- Task to carry out -
Output the material exactly, but drop every image it holds.
::: Material provided :::
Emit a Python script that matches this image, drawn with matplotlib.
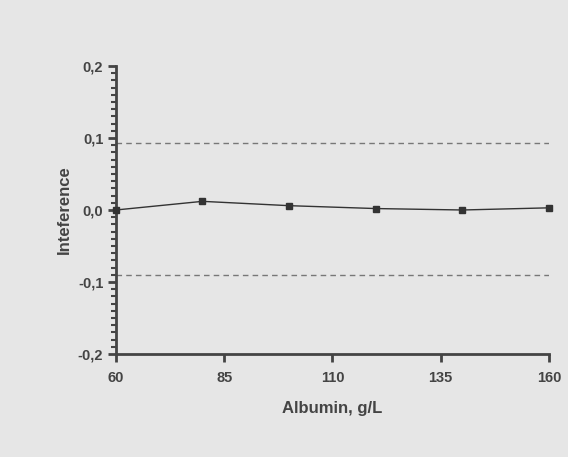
import numpy as np
import matplotlib.pyplot as plt
from matplotlib.ticker import MultipleLocator

# data
albumin = [60, 80, 100, 120, 140, 160]
interference = [0.0, 0.012, 0.006, 0.002, 0.0, 0.003]
upper_limit = 0.093
lower_limit = -0.09

xticks = [60, 85, 110, 135, 160]
yticks = [-0.2, -0.1, 0.0, 0.1, 0.2]

plt.rcParams['font.family'] = ['Liberation Sans', 'DejaVu Sans']
bg = '#e6e6e6'
dark = '#444444'

fig = plt.figure(figsize=(5.68, 4.57), dpi=100, facecolor=bg)
ax = fig.add_axes([0.204, 0.2254, 0.7625, 0.6302])
ax.set_facecolor(bg)

ax.axhline(upper_limit, color='#777777', lw=1, ls=(0, (4, 3)))
ax.axhline(lower_limit, color='#777777', lw=1, ls=(0, (4, 3)))
ax.plot(albumin, interference, color='#333333', lw=1, marker='s', ms=5,
        mfc='#333333', mec='#333333', clip_on=False, zorder=5)

ax.set_xlim(60, 160)
ax.set_ylim(-0.2, 0.2)
ax.set_xticks(xticks)
ax.set_yticks(yticks)
ax.set_yticklabels([f"{v:.1f}".replace('.', ',') for v in yticks])
ax.yaxis.set_minor_locator(MultipleLocator(0.01))

for s in ['top', 'right']:
    ax.spines[s].set_visible(False)
for s in ['left', 'bottom']:
    ax.spines[s].set_color(dark)
    ax.spines[s].set_linewidth(2)

ax.tick_params(axis='both', which='major', length=6, width=2, color=dark,
               labelcolor=dark, labelsize=10.5)
ax.tick_params(axis='y', which='minor', length=3.5, width=1.5, color=dark)
for lab in ax.get_xticklabels() + ax.get_yticklabels():
    lab.set_fontweight('bold')
ax.tick_params(axis='x', pad=6)
ax.tick_params(axis='y', pad=3)

ax.set_xlabel('Albumin, g/L', fontsize=12, fontweight='bold', color=dark, labelpad=12)
ax.set_ylabel('Inteference', fontsize=12, fontweight='bold', color=dark, labelpad=4)

fig.savefig('out.png', dpi=100, facecolor=bg)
:::
- Answer in full -
Emit a Python script that matches this image, drawn with matplotlib.
import numpy as np
import matplotlib.pyplot as plt
from matplotlib.ticker import MultipleLocator

# data
albumin = [60, 80, 100, 120, 140, 160]
interference = [0.0, 0.012, 0.006, 0.002, 0.0, 0.003]
upper_limit = 0.093
lower_limit = -0.09

xticks = [60, 85, 110, 135, 160]
yticks = [-0.2, -0.1, 0.0, 0.1, 0.2]

plt.rcParams['font.family'] = ['Liberation Sans', 'DejaVu Sans']
bg = '#e6e6e6'
dark = '#444444'

fig = plt.figure(figsize=(5.68, 4.57), dpi=100, facecolor=bg)
ax = fig.add_axes([0.204, 0.2254, 0.7625, 0.6302])
ax.set_facecolor(bg)

ax.axhline(upper_limit, color='#777777', lw=1, ls=(0, (4, 3)))
ax.axhline(lower_limit, color='#777777', lw=1, ls=(0, (4, 3)))
ax.plot(albumin, interference, color='#333333', lw=1, marker='s', ms=5,
        mfc='#333333', mec='#333333', clip_on=False, zorder=5)

ax.set_xlim(60, 160)
ax.set_ylim(-0.2, 0.2)
ax.set_xticks(xticks)
ax.set_yticks(yticks)
ax.set_yticklabels([f"{v:.1f}".replace('.', ',') for v in yticks])
ax.yaxis.set_minor_locator(MultipleLocator(0.01))

for s in ['top', 'right']:
    ax.spines[s].set_visible(False)
for s in ['left', 'bottom']:
    ax.spines[s].set_color(dark)
    ax.spines[s].set_linewidth(2)

ax.tick_params(axis='both', which='major', length=6, width=2, color=dark,
               labelcolor=dark, labelsize=10.5)
ax.tick_params(axis='y', which='minor', length=3.5, width=1.5, color=dark)
for lab in ax.get_xticklabels() + ax.get_yticklabels():
    lab.set_fontweight('bold')
ax.tick_params(axis='x', pad=6)
ax.tick_params(axis='y', pad=3)

ax.set_xlabel('Albumin, g/L', fontsize=12, fontweight='bold', color=dark, labelpad=12)
ax.set_ylabel('Inteference', fontsize=12, fontweight='bold', color=dark, labelpad=4)

fig.savefig('out.png', dpi=100, facecolor=bg)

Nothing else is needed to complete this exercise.